Улыбка Кортасара сделалась шире.
— Да, что-то вроде того.
Они прошли через Дом правительства к закрытому медицинскому крылу. Все охранники их узнавали. Тревожиться было не о чем. Чтобы не отставать от широко шагающего Кортасара, Терезе приходилось чуть не бежать.
У неё не было никаких дурных предчувствий, пока они не вошли в медицинский бокс — тот самый, куда она ходила дольше, чем могла вспомнить, на ежегодные осмотры и при случайных заболеваниях.
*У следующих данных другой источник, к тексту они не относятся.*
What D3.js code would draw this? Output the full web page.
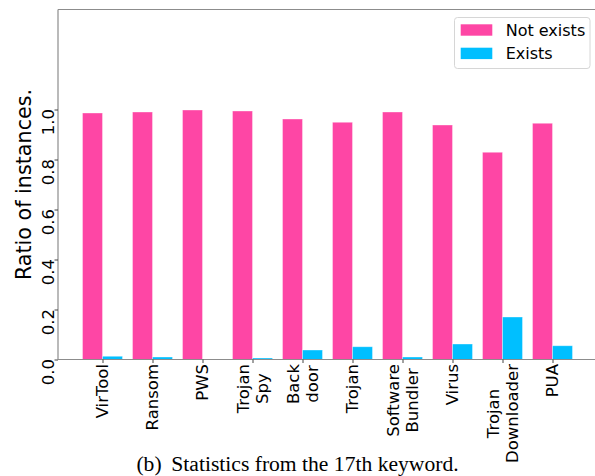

За докторским пультом сидела Элви Окойе. И даже тогда Тереза не поняла, что именно не так — ну, разве что настроение Кортасара внезапно испортилось.
— Доктор Окойе. Боюсь, сейчас не самое подходящее время.
— Я обнаружила некоторые моменты, которые должна прояснить с вами, — сказала она.
— Сейчас не самое подходящее время, — повторил Кортасар уже жёстче. Стремление к бунту и тепло в груди Терезы сменились чем-то больше похожим на страх. Она не понимала этого чувства, но сразу ему поверила. «Тебе стоит за мной приглядывать», — сказал Холден где-то в глубине её памяти. А за ним голос Кортасара. «Природа всегда пожирает детей».
— Если с Терезой происходит что-то критическое, — сказала Элви Окойе, — я думаю, мы обязаны сообщить адмиралу Трехо.
Молчание затянулось. На миг Тереза опять оказалась в пещере, и Тимоти велел ей закрыть уши руками. Она дышит слишком часто. Края поля зрения начали сверкать так ярко, что это было как темнота.
Кортасар перевёл взгляд на Терезу.
— Ты можешь идти. Мы сделаем это в другой раз.
Тереза кивнула и пошла назад в музей, к своему классу, с ощущением, что сейчас чуть было не произошло что-то важное. Что-то опасное. Но она не вполне понимала, что.
Глава тридцать вторая
— «Белая ворона», приём, приём. Траектория полёта изменена. Ты готова, са са?
— Принято, поняла, — ответила Бобби. — Спасибо, Центр.